Methamphetamine Trafficking Offenses in the Federal Criminal Justice System


Cover of the report, Methamphetamine Trafficking Offenses by the U.S. Sentencing Commission.

(Published June 13, 2024)  This report examines trends in the prevalence of federal methamphetamine trafficking sentences, and the purity levels of methamphetamine trafficked in the United States. The Commission analyzed 20 years of sentencing data and conducted a special data collection project examining the purity of methamphetamine trafficked and offense conduct of individuals sentenced for trafficking methamphetamine in fiscal year 2022. This report is the Commission's first comprehensive analysis of federal methamphetamine trafficking offenses in nearly 25 years. View the related press release. 


Key Findings

  • Methamphetamine has been the predominant drug in the federal caseload since fiscal year 2014 and comprised approximately one-half (48.7%; n=9,555) of all drug trafficking offenses in fiscal year 2022.
  • In fiscal year 2022, individuals sentenced for trafficking methamphetamine received average sentences of 91 months, the longest among all persons sentenced for a federal drug trafficking offense.
    • Methamphetamine trafficking was more severely sentenced than crack cocaine (70 months), heroin (66 months), or fentanyl trafficking (65 months).
    • Individuals sentenced for trafficking methamphetamine were convicted of an offense carrying a mandatory minimum penalty more often than all other individuals sentenced for drug trafficking (74.2% compared to 56.6%).

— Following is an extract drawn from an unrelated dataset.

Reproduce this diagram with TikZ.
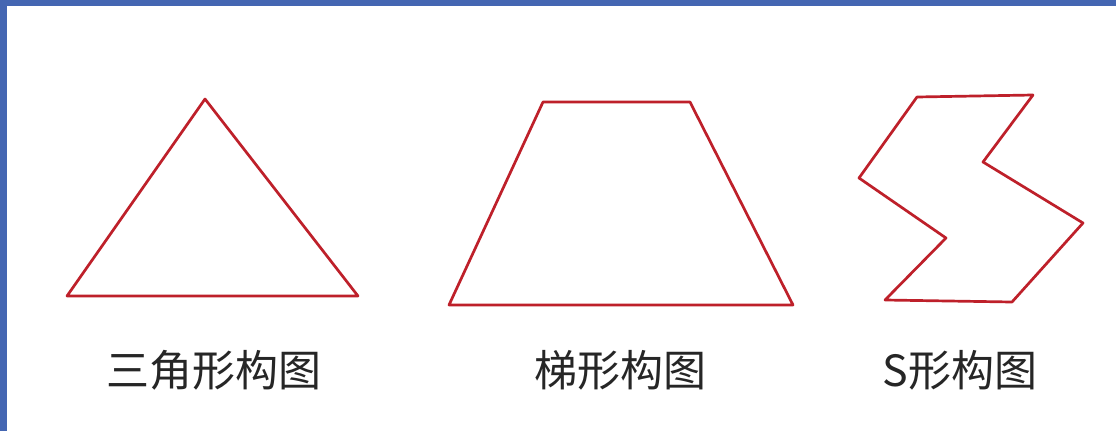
\documentclass[tikz,border=0pt]{standalone}
\usepackage{fontspec}
\usepackage{xcolor}
\usepackage{tikz}
\usetikzlibrary{positioning}
\newfontfamily\cjk{Noto Sans CJK SC}
\definecolor{framblue}{RGB}{68,102,178}
\definecolor{shapered}{RGB}{190,32,42}
\tikzset{
    outline/.style={draw=shapered, line width=2.7pt, line join=round},
    caption/.style={font=\cjk\fontsize{43}{50}\selectfont, text=black!85, inner sep=0pt},
}

\begin{document}
\begin{tikzpicture}[x=1pt, y=-1pt]
	\useasboundingbox (0,0) rectangle (1116,431);
	\fill[white] (0,0) rectangle (1116,431);
	\fill[framblue] (0,0) rectangle (1116,6);
	\fill[framblue] (0,0) rectangle (7,431);
	% triangle
	\draw[outline] (205,99)--(358,296)--(67,296)--cycle;
	% trapezoid
	\draw[outline] (543,102)--(690,102)--(793,305)--(449,305)--cycle;
	% S shape
	\draw[outline] (917,97)--(1033,95)--(983,162)--(1083,223)--(1012,302)
		--(885,300)--(946,238)--(859,178)--cycle;
	\node[caption] (tri) at (214,370) {三角形构图};
	\node[caption] (trap) at (620,370) {梯形构图};
	\node[caption] (ess) at (960,370) {S形构图};
\end{tikzpicture}
\end{document}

However, they received relief from mandatory minimum penalties at similar rates (54.7% and 58.4%, respectively).
  • Methamphetamine is highly and uniformly pure.
    • The methamphetamine tested in fiscal year 2022 was on average over 90 percent pure (93.2%) with a median purity of 98.0 percent.
    • The methamphetamine tested in fiscal year 2022 was uniformly highly pure regardless of whether it was sentenced as methamphetamine mixture (91.0% pure on average), methamphetamine actual (92.6%), or Ice (97.6%).
  • Because the statutory and guideline penalties for methamphetamine are based in part on purity, sentences imposed are impacted by laboratory testing practices which vary across the nation.
    • Individuals sentenced for trafficking methamphetamine mixture received shorter average sentences (83 months) than individuals sentenced for trafficking methamphetamine actual (93 months) or Ice (103 months).
    • Laboratory testing to determine purity was performed in three-quarters (75.6%) of the methamphetamine offenses in this study and varied geographically.
    • Border districts had higher rates of drug testing (86.4%) compared to non-border districts (71.2%).
    • Testing also varied by judicial circuit. More than 85 percent (85.6%) of methamphetamine offenses sentenced in the Ninth Circuit involved laboratory testing, compared to 58.0 percent of methamphetamine offenses sentenced in the Seventh Circuit.
  • Sentencing guideline enhancements targeted at domestic methamphetamine production rarely apply, as the production of the drug has shifted outside the United States.
    • In fiscal year 2022, only ten individuals received an enhancement related to harm to persons or the environment.
    • This study identified only 19 methamphetamine laboratories, used solely to convert liquid methamphetamine into a crystal form.
  • Sentencing guideline adjustments related to the individual’s role in the offense have a greater impact in methamphetamine offenses compared to all other drug trafficking offenses.
    • A greater percentage of individuals sentenced for methamphetamine trafficking received a mitigating role adjustment under §3B1.2 for having minimal or minor participation in the drug offense (23.5%) compared to those trafficking other drugs (17.0%).
    • Nearly thirty percent (27.2%) of individuals who trafficked methamphetamine actual received a mitigating role adjustment, more than individuals who trafficked either methamphetamine mixture (19.7%) or Ice (18.3%).